Summary: This is the very reason that this 3rd letter of John was written. There was a divisive leader in the church who was causing serious problems. In writing, John covers the traits of the divisive leader and he tells us how to handle him.
A divisive leader is one of the most serious problems to ever confront a church. When a church has within its ranks a divisive leader, the very life and ministry of the church are threatened. A divisive leader always carries a church through one of its most traumatic experiences. He usually gathers others around him into a clique of opposition, and when he goes this far, he becomes much more of a threat to the life of the church.
This is the very reason that this 3rd letter of John was written. There was a divisive leader in the church who was causing serious problems. In writing, John covers the traits of the divisive leader and he tells us how to handle him.
READ v. 9-11. We are introduced to this divisive leader, Diotrephes. Who was he? All we know is what is said here. This is the only time he is mentioned in Scripture. But we are given enough about him to know his ways. We can tell he’s a prominent leader in the church. He had enough authority to reject John’s letter. And he knew that John was not only an Apostle, but that he was one of the three closest Apostles to Christ.
Diotrephes also had enough authority to stop traveling ministers from holding meetings in the church. He had enough authority to force people out of the church. All this points to his being a minister or one of the highest lay officials in the church such as a deacon.
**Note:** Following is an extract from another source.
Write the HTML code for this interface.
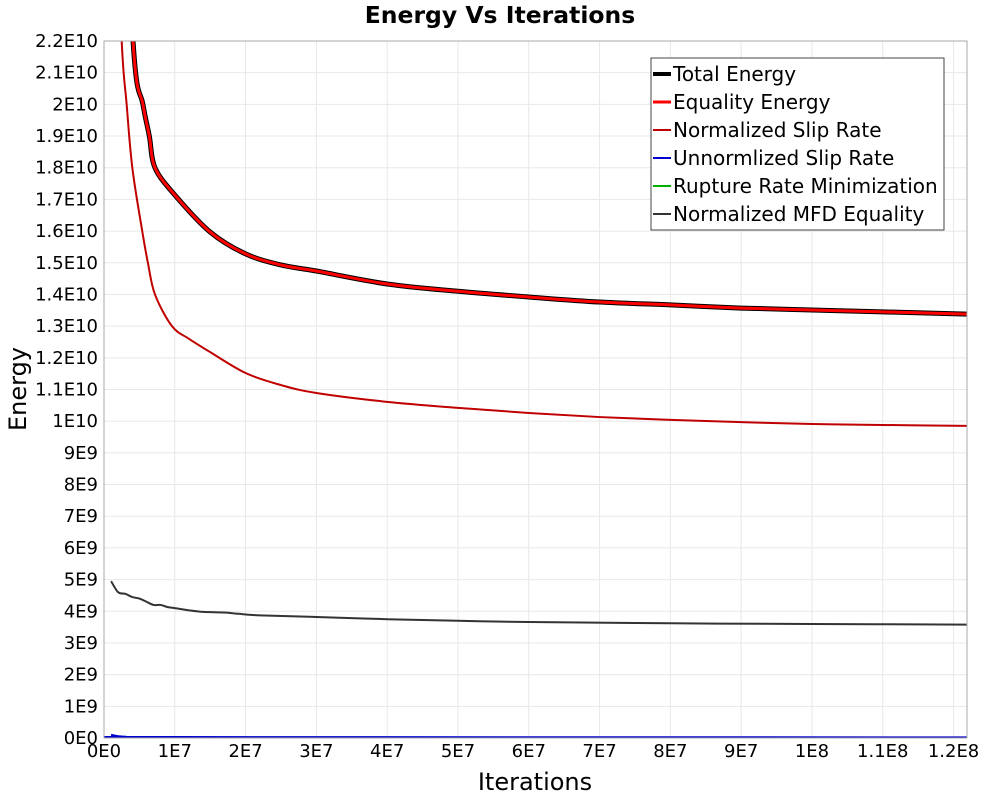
<!DOCTYPE html>
<html><head><meta charset="utf-8"><style>
body{margin:0;background:#fff;font-family:"DejaVu Sans","Liberation Sans",sans-serif}
</style></head><body>
<svg width="1000" height="800" xmlns="http://www.w3.org/2000/svg" font-family="DejaVu Sans, Liberation Sans, sans-serif">
<text x="500" y="23" text-anchor="middle" font-size="23.5" font-weight="bold">Energy Vs Iterations</text>
<g id="grid"></g><g id="axes"></g>
<defs><clipPath id="pc"><rect x="104" y="41" width="863" height="697"/></clipPath></defs>
<g id="series" clip-path="url(#pc)"></g>
<rect x="104" y="41" width="863" height="697" fill="none" stroke="#aaa"/>
<text x="535" y="790" text-anchor="middle" font-size="24">Iterations</text>
<text transform="translate(26,389) rotate(-90)" text-anchor="middle" font-size="24">Energy</text>
<g id="legend"></g>
</svg>
<script>
const xTicks=[0,1e7,2e7,3e7,4e7,5e7,6e7,7e7,8e7,9e7,1e8,1.1e8,1.2e8];
const xTickLabels=["0E0","1E7","2E7","3E7","4E7","5E7","6E7","7E7","8E7","9E7","1E8","1.1E8","1.2E8"];
const yTicks=[];for(let i=0;i<=22;i++)yTicks.push(i*1e9);
const yTickLabels=["0E0","1E9","2E9","3E9","4E9","5E9","6E9","7E9","8E9","9E9","1E10","1.1E10","1.2E10","1.3E10","1.4E10","1.5E10","1.6E10","1.7E10","1.8E10","1.9E10","2E10","2.1E10","2.2E10"];
const totalX=[0.2e7,0.41e7,0.55e7,0.64e7,0.72e7,1.0e7,1.5e7,2e7,2.5e7,3e7,4e7,5e7,6e7,7e7,8e7,9e7,1e8,1.1e8,1.219e8];
const totalY=[3.2e10,2.2e10,2.0e10,1.9e10,1.8e10,1.714e10,1.597e10,1.528e10,1.493e10,1.474e10,1.433e10,1.41e10,1.392e10,1.376e10,1.367e10,1.357e10,1.351e10,1.345e10,1.338e10];
const slipX=[0.15e7,0.25e7,0.32e7,0.4e7,0.54e7,0.62e7,0.72e7,0.96e7,1.2e7,1.5e7,2e7,2.5e7,3e7,4e7,5e7,6e7,7e7,8e7,9e7,1e8,1.1e8,1.219e8];
const slipY=[2.8e10,2.2e10,2.0e10,1.8e10,1.6e10,1.5e10,1.4e10,1.3e10,1.26e10,1.218e10,1.152e10,1.114e10,1.089e10,1.061e10,1.042e10,1.026e10,1.013e10,1.004e10,0.997e10,0.991e10,0.988e10,0.985e10];
const mfdX=[1e6,2e6,3e6,4e6,5e6,6e6,7e6,8e6,9e6,1e7,1.2e7,1.4e7,1.7e7,1.9e7,2.2e7,3e7,4e7,5e7,6e7,8e7,1e8,1.219e8];
const mfdY=[4.95e9,4.6e9,4.55e9,4.45e9,4.4e9,4.3e9,4.2e9,4.2e9,4.13e9,4.1e9,4.03e9,3.98e9,3.96e9,3.92e9,3.87e9,3.82e9,3.75e9,3.7e9,3.66e9,3.62e9,3.6e9,3.58e9];
const unX=[1e6,3e6,1e7,1.219e8];
const unY=[1e8,4e7,3e7,2e7];
const rupX=[1e6,1.219e8];
const rupY=[0,0];
const X0=104,X1=967,Y0=738,Y1=41,XMAX=1.219e8,YMAX=2.2e10;
const sx=v=>X0+v/XMAX*(X1-X0), sy=v=>Y0-v/YMAX*(Y0-Y1);
const NS="http://www.w3.org/2000/svg";
function mk(t,a,p){const e=document.createElementNS(NS,t);for(const k in a)e.setAttribute(k,a[k]);p.appendChild(e);return e;}
const grid=document.getElementById('grid'),axes=document.getElementById('axes');
xTicks.forEach((v,i)=>{
const l=mk('line',{x1:sx(v),x2:sx(v),y1:Y1,y2:Y0,stroke:'#e8e8e8'},grid);


const t=mk('text',{x:sx(v),y:757,'text-anchor':'middle','font-size':18},axes);t.textContent=xTickLabels[i];


});
yTicks.forEach((v,i)=>{
const l=mk('line',{x1:X0,x2:X1,y1:sy(v),y2:sy(v),stroke:'#e8e8e8'},grid);


const t=mk('text',{x:98,y:sy(v)+6,'text-anchor':'end','font-size':18},axes);t.textContent=yTickLabels[i];


});
const ser=document.getElementById('series');
function smooth(xs,ys){const P=xs.map((x,i)=>[sx(x),sy(ys[i])]);let d='M'+P[0][0]+','+P[0][1];
for(let i=0;i<P.length-1;i++){const p0=P[Math.max(0,i-1)],p1=P[i],p2=P[i+1],p3=P[Math.min(P.length-1,i+2)];
const c1=[p1[0]+(p2[0]-p0[0])/6,p1[1]+(p2[1]-p0[1])/6],c2=[p2[0]-(p3[0]-p1[0])/6,p2[1]-(p3[1]-p1[1])/6];
d+=' C'+c1[0]+','+c1[1]+' '+c2[0]+','+c2[1]+' '+p2[0]+','+p2[1];}return d;}
function line(xs,ys,col,w,name){const p=mk('path',{d:smooth(xs,ys),fill:'none',stroke:col,'stroke-width':w,'stroke-linejoin':'round'},ser);

}
line(rupX,rupY,'#00b000',2,'rupture-rate-line');
line(unX,unY,'#0000cc',2,'unnormalized-slip-rate-line');
line(mfdX,mfdY,'#333',2,'normalized-mfd-line');
line(slipX,slipY,'#c00000',2,'normalized-slip-rate-line');
line(totalX,totalY,'#000',5,'total-energy-line');
line(totalX,totalY,'#ff0000',3,'equality-energy-line');
const lg=document.getElementById('legend');
mk('rect',{x:651,y:58,width:293,height:172,fill:'#fff',stroke:'#444'},lg);
const items=[["Total Energy","#000",4],["Equality Energy","#ff0000",3],["Normalized Slip Rate","#c00000",2],["Unnormlized Slip Rate","#0000cc",2],["Rupture Rate Minimization","#00b000",2],["Normalized MFD Equality","#333",2]];
items.forEach((it,i)=>{const y=74+i*28;
const l=mk('line',{x1:653,x2:671,y1:y,y2:y,stroke:it[1],'stroke-width':it[2]},lg);


const t=mk('text',{x:673,y:y+7,'font-size':20},lg);t.textContent=it[0];

});
</script>
</body></html>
He had an enormous opportunity. Holding such a high call in the church he could have been a dynamic example of what a believer should be—an example of love, care, ministry, outreach, evangelism, and of purity of life. But the legacy he has left behind is a far cry from being a testimony. His legacy is division. Just think, after his death, the major thing remembered about him is that he was the person who caused division in the church. We see six things said about him worth noting:
1. Diotrephes loved recognition. Verse 9 says he loved to be first.
- He wanted people recognizing him as the most important leader in the church.
- He wanted people coming to him for advice and counsel.
- He wanted people seeking his opinion first before they went to others.
- He wanted all new ideas and ministries and programs to be brought to him first.
- He wanted to have the major say-so in all decisions.
- He wanted the right to approve or disapprove who did what in the church.
This is going to sound sad, and I won’t mention names because that doesn’t matter, but when I became pastor at SEBC, I had this EXACT problem with some. And on and on this list could go.
This same scenario exists in many churches today. A.T. Robertson wrote a paper on Diotrephes years ago. He wrote the paper to open churches’ eyes that this problem might exist in other churches. It was recorded by the editor of the writing that 25 deacons stopped the paper to show their resentment against being personally attacked in the paper.
This is why I am so blessed with our deacons. Many in our church have used the wrong terminology when referring to our deacons. SEBC does not have a deacon BOARD. A deacon board is a group of deacons who rule and run the church. We have a deacon BODY—a group of men who were ordained to be servant leaders. There’s a big difference. They don’t rule over me and I don’t rule over them. Instead, we respect one another for the position that God has entrusted to each one of us. That is how it should be.
Greek authorities tell us that the phrase “who loves to be first” in Greek is only found in this one place in the Bible. The meaning is simply “one who loves to be first—one who will rule or ruin.” But there are no rulers or lords in God’s church. Pastors, deacons, church leaders are not to be lords over God’s heritage.
2. Diotrephes rejected ministerial leaders. John had written some previous letter to the church. Diotrephes rejected the Apostle John—one who actually walked with Jesus. He wouldn’t even allow John’s letter to be read before the church. This is the very reason John has addressed this letter to Gaius. Diotrephes had destroyed John’s former letter to the church so this time John sends the letter to Gaius, who is another leader in the church.
When a person wants his own way in the church, authority matters very little. In fact, this is usually the way we can tell whether or not a person is wanting to be recognized: if he is rejecting the appointed authority in the church.